Without integrating financial data into decision-making:
- Growth investments get mistimed, putting undue strain on cash flow.
- Pricing strategies fail to reflect actual costs and margins.
- Resource allocation becomes inefficient without proper justification.
- Market expansion plans overlook critical financial constraints.
- Product development misses profitability targets, wasting time and resources.
This reactive and instinct-driven approach to finances leaves startups vulnerable to costly mistakes that could have been avoided with timely, data-backed decisions.
The Solution
The fix lies in conducting regular financial reviews and embedding data-driven decision-making into your operations.
These steps can help startups eliminate blind spots, capture growth opportunities, and avoid costly mistakes:
- Make financial reviews a routine by scheduling weekly cash flow reviews, monthly profit and loss analyses, and quarterly balance sheet evaluations.
- Establish clear metrics that define KPIs and financial benchmarks aligned with your business goals.
- Implement forecasting models to predict outcomes and guide strategic decisions effectively.
- Standardize evaluations with procedures requiring thorough financial analysis before making key commitments.
- Train your team to actively participate in financial reviews for well-rounded insights and accountability.

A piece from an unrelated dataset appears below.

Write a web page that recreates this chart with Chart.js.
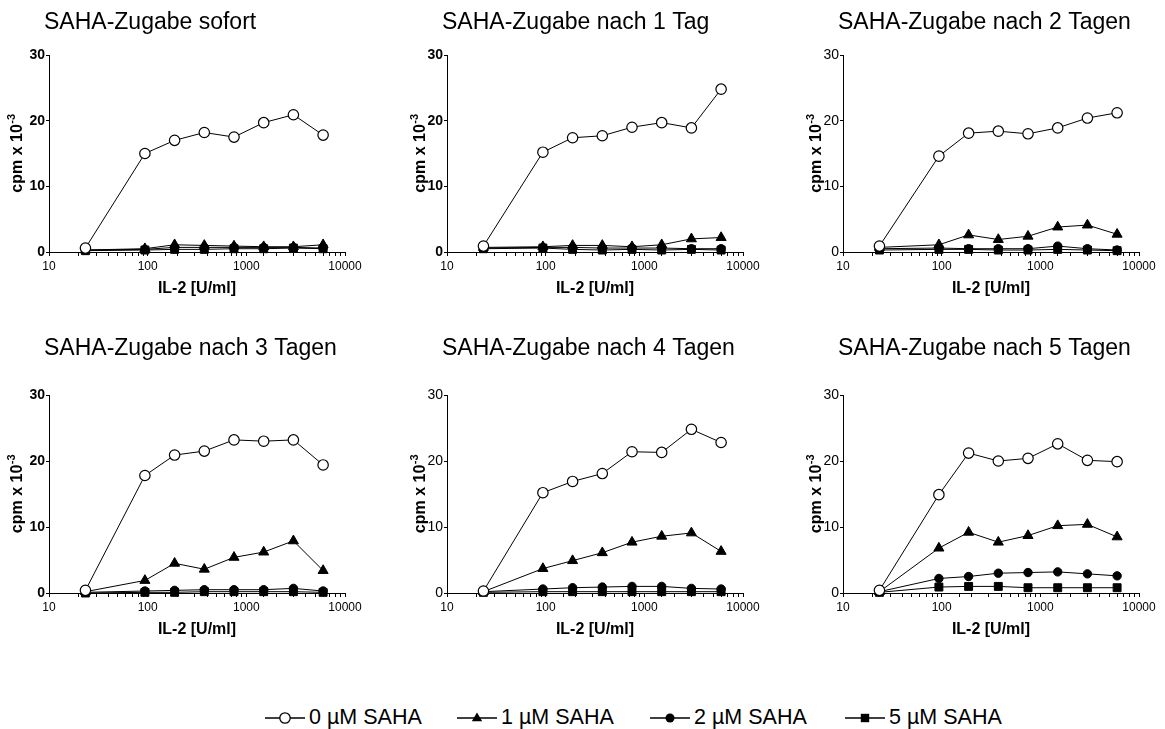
<!DOCTYPE html>
<html lang="de">
<head>
    <meta charset="UTF-8">
    <title>SAHA-Zugabe</title>
    <style>
        html, body {
            margin: 0;
            padding: 0;
            background: #fff;
            overflow: hidden;
            width: 1165px;
            height: 729px;
            font-family: "Liberation Sans", Arial, sans-serif;
        }
        canvas {
            position: absolute;
        }
        .leg {
            position: absolute;
            top: 705px;
            display: flex;
            align-items: center;
            font-size: 21.5px;
            color: #000;
            white-space: nowrap;
        }
        .leg svg {
            margin-right: 4px;
        }
    </style>
</head>
<body>
    <div id="wrap"></div>

    <script src="https://cdn.jsdelivr.net/npm/chart.js"></script>
    <script>
        // IL-2 Konzentrationen [U/ml]
        const il2 = [23.4, 93.75, 187.5, 375, 750, 1500, 3000, 6000];

        const titles = [
            'SAHA-Zugabe sofort',
            'SAHA-Zugabe nach 1 Tag',
            'SAHA-Zugabe nach 2 Tagen',
            'SAHA-Zugabe nach 3 Tagen',
            'SAHA-Zugabe nach 4 Tagen',
            'SAHA-Zugabe nach 5 Tagen'
        ];
        const legendLabels = ['0 µM SAHA', '1 µM SAHA', '2 µM SAHA', '5 µM SAHA'];
        const yTicks = [0, 10, 20, 30];

        // cpm x 10^-3, Reihen: 0, 1, 2, 5 µM SAHA
        const sofort = [
            [0.6, 15.0, 17.0, 18.2, 17.5, 19.7, 20.9, 17.8],
            [0.3, 0.5, 1.1, 1.0, 0.9, 0.8, 0.8, 1.1],
            [0.3, 0.4, 0.7, 0.7, 0.7, 0.7, 0.7, 0.6],
            [0.2, 0.3, 0.4, 0.4, 0.5, 0.5, 0.6, 0.5]
        ];
        const tag1 = [
            [0.9, 15.2, 17.4, 17.7, 19.0, 19.7, 18.9, 24.8],
            [0.7, 0.8, 1.0, 1.0, 0.8, 1.1, 2.0, 2.2],
            [0.6, 0.7, 0.7, 0.6, 0.6, 0.6, 0.5, 0.5],
            [0.5, 0.6, 0.4, 0.3, 0.4, 0.3, 0.4, 0.3]
        ];
        const tage2 = [
            [0.9, 14.6, 18.1, 18.4, 18.0, 18.9, 20.4, 21.2],
            [0.7, 1.1, 2.6, 1.9, 2.4, 3.8, 4.1, 2.7],
            [0.5, 0.6, 0.5, 0.5, 0.5, 0.9, 0.5, 0.3],
            [0.3, 0.4, 0.4, 0.3, 0.3, 0.4, 0.3, 0.2]
        ];
        const tage3 = [
            [0.4, 17.8, 20.9, 21.5, 23.2, 23.0, 23.2, 19.4],
            [0.2, 1.9, 4.5, 3.6, 5.4, 6.2, 7.9, 3.4],
            [0.1, 0.3, 0.4, 0.5, 0.5, 0.5, 0.7, 0.3],
            [0.0, 0.1, 0.1, 0.2, 0.2, 0.2, 0.2, 0.1]
        ];
        const tage4 = [
            [0.3, 15.2, 16.9, 18.1, 21.4, 21.3, 24.8, 22.8],
            [0.2, 3.7, 4.9, 6.1, 7.7, 8.6, 9.1, 6.3],
            [0.2, 0.6, 0.8, 0.9, 1.0, 1.0, 0.7, 0.6],
            [0.1, 0.2, 0.2, 0.2, 0.2, 0.2, 0.2, 0.2]
        ];
        const tage5 = [
            [0.4, 14.9, 21.2, 20.0, 20.4, 22.6, 20.1, 19.9],
            [0.2, 6.8, 9.2, 7.7, 8.7, 10.2, 10.4, 8.5],
            [0.2, 2.2, 2.5, 3.0, 3.1, 3.2, 2.9, 2.6],
            [0.1, 0.9, 1.0, 1.0, 0.8, 0.8, 0.8, 0.8]
        ];
        const panels = [sofort, tag1, tage2, tage3, tage4, tage5];

        // Marker je Reihe
        const markers = [
            { style: 'circle', r: 5.2, fill: '#fff', bw: 1.2 },
            { style: 'triangle', r: 5.8, fill: '#000', bw: 1 },
            { style: 'circle', r: 4.2, fill: '#000', bw: 1 },
            { style: 'rect', r: 5.6, fill: '#000', bw: 1 }
        ];

        // Layout
        const colLeft = [49, 447, 843];
        const plotW = 296;
        const rows = [
            { top: 0, h: 320, plotTop: 55, plotBottom: 252, titleY: 23 },
            { top: 330, h: 330, plotTop: 395, plotBottom: 593, titleY: 349 }
        ];
        const yTitleOff = [31, 26, 26];
        const yBold = [true, true, false, true, false, false];
        const AXW = 48;
        const PADR = 26;

        Chart.defaults.font.family = '"Liberation Sans", Arial, sans-serif';
        Chart.defaults.color = '#000';

        const textPlugin = {
            id: 'panelText',
            afterDraw(chart) {
                const o = chart.options.plugins.panelText;
                const ctx = chart.ctx;
                const a = chart.chartArea;
                ctx.save();
                ctx.fillStyle = '#000';
                // Titel
                ctx.font = '23px "Liberation Sans", Arial, sans-serif';
                ctx.textAlign = 'left';
                ctx.textBaseline = 'middle';
                ctx.fillText(o.title, a.left - 5, o.titleY);
                // x-Achsentitel
                ctx.font = 'bold 16px "Liberation Sans", Arial, sans-serif';
                ctx.textAlign = 'center';
                ctx.fillText('IL-2 [U/ml]', (a.left + a.right) / 2, a.bottom + 37);
                // y-Achsentitel mit Hochzahl
                const main = 'cpm x 10';
                const sup = '-3';
                ctx.font = 'bold 16px "Liberation Sans", Arial, sans-serif';
                const w1 = ctx.measureText(main).width;
                ctx.font = 'bold 11px "Liberation Sans", Arial, sans-serif';
                const w2 = ctx.measureText(sup).width;
                ctx.translate(a.left - o.yOff, (a.top + a.bottom) / 2);
                ctx.rotate(-Math.PI / 2);
                ctx.textAlign = 'left';
                ctx.font = 'bold 16px "Liberation Sans", Arial, sans-serif';
                ctx.fillText(main, -(w1 + w2) / 2, 0);
                ctx.font = 'bold 11px "Liberation Sans", Arial, sans-serif';
                ctx.fillText(sup, -(w1 + w2) / 2 + w1 + 0.5, -6);
                ctx.restore();
            }
        };

        const wrap = document.getElementById('wrap');

        panels.forEach((series, i) => {
            const row = rows[Math.floor(i / 3)];
            const col = i % 3;
            const cv = document.createElement('canvas');
            const cw = AXW + plotW + PADR;
            cv.width = cw;
            cv.height = row.h;
            cv.style.left = (colLeft[col] - AXW) + 'px';
            cv.style.top = row.top + 'px';
            wrap.appendChild(cv);

            const datasets = series.map((vals, k) => ({
                label: legendLabels[k],
                data: il2.map((x, j) => ({ x: x, y: vals[j] })),
                borderColor: '#000',
                borderWidth: 1,
                pointStyle: markers[k].style,
                pointRadius: markers[k].r,
                pointBackgroundColor: markers[k].fill,
                pointBorderColor: '#000',
                pointBorderWidth: markers[k].bw,
                tension: 0,
                clip: false
            }));

            new Chart(cv, {
                type: 'line',
                data: { datasets: datasets },
                plugins: [textPlugin],
                options: {
                    responsive: false,
                    animation: false,
                    events: [],
                    layout: {
                        padding: { top: row.plotTop - row.top, right: PADR, left: 0, bottom: 0 }
                    },
                    plugins: {
                        legend: { display: false },
                        tooltip: { enabled: false },
                        panelText: { title: titles[i], titleY: row.titleY - row.top, yOff: yTitleOff[col] }
                    },
                    scales: {
                        x: {
                            type: 'logarithmic',
                            min: 10,
                            max: 10000,
                            afterFit(s) { s.height = row.h - (row.plotBottom - row.top); },
                            border: { display: true, color: '#000', width: 1 },
                            grid: { display: true, drawOnChartArea: false, drawTicks: true, tickLength: 4, color: '#000' },
                            ticks: {
                                autoSkip: false,
                                maxRotation: 0,
                                padding: 3,
                                font: { size: 12 },
                                callback(v) {
                                    const e = Math.log10(v);
                                    return Math.abs(e - Math.round(e)) < 1e-9 ? String(v) : '';
                                }
                            }
                        },
                        y: {
                            min: 0,
                            max: 30,
                            afterFit(s) { s.width = AXW; },
                            afterBuildTicks(s) { s.ticks = yTicks.map(v => ({ value: v })); },
                            border: { display: true, color: '#000', width: 1 },
                            grid: { display: true, drawOnChartArea: false, drawTicks: true, tickLength: 3, color: '#000' },
                            ticks: {
                                padding: 1,
                                font: { size: 14, weight: yBold[i] ? 'bold' : 'normal' }
                            }
                        }
                    }
                }
            });
        });

        // Legende
        const legLeft = [265, 457, 650, 845];
        function markerSvg(k) {
            let shape = '';
            if (k === 0) shape = '<circle cx="20" cy="8" r="5.2" fill="#fff" stroke="#000" stroke-width="1.3"/>';
            if (k === 1) shape = '<polygon points="20,2.5 25.2,11.2 14.8,11.2" fill="#000"/>';
            if (k === 2) shape = '<circle cx="20" cy="8" r="4.5" fill="#000"/>';
            if (k === 3) shape = '<rect x="15.8" y="3.8" width="8.4" height="8.4" fill="#000"/>';
            return '<svg width="40" height="16" viewBox="0 0 40 16">' +
                '<line x1="0" y1="8" x2="40" y2="8" stroke="#000" stroke-width="1.6"/>' + shape + '</svg>';
        }
        legendLabels.forEach((lab, k) => {
            const d = document.createElement('div');
            d.className = 'leg';
            d.style.left = legLeft[k] + 'px';
            d.innerHTML = markerSvg(k) + '<span>' + lab + '</span>';
            document.body.appendChild(d);
        });
    </script>
</body>
</html>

What Should Be Your Next Step?
- Start by scheduling a financial review this week.
Once you identify key metrics and trends, collaborate with your team or a financial consultant to build a data-driven framework for smarter decision-making.
The Complete Bookkeeping Checklist for Startups
The mistakes above focused on identifying the most common financial pitfalls startups encounter and how to avoid them, but now, we’re taking it a step further.
We’ve compiled the most critical actions you need to stay financially sound, and organized them into practical categories like foundational setup, routine practices, and compliance.
Let’s sum how you can simplify bookkeeping and build strong financial habits.
1. Foundational Setup
- Open separate business bank accounts and credit cards within 30 days of incorporation to organize finances.
- Implement a digital document system to store receipts, invoices, and financial records securely.
- Create clear policies for expense tracking, reimbursements, and owner payments to ensure consistency.
2. Routine Practices
- Schedule weekly account reconciliations of all accounts to catch discrepancies and maintain accuracy.
- Review financial statements monthly with a focus on cash flow, profit margins, and budget variances.
- Maintain a rolling 13-week cash flow forecast to anticipate challenges and plan ahead
3. Staying Compliant and Securing Data
- Monitor sales tax obligations regularly and use automated tools for compliance.
- Conduct quarterly reviews of worker classifications to ensure legal adherence.
- Establish relationships with a CPA or tax expert to guide compliance and optimize tax strategies.
- Set up automated backups of financial data and keep records for at least seven years to meet legal requirements.
Remember, every successful company begins with these same fundamental steps.
However, it’s the time and resources you consistently invest in proper bookkeeping that rewards you with better decision-making, smoother fundraising, and sustainable business growth over the long term.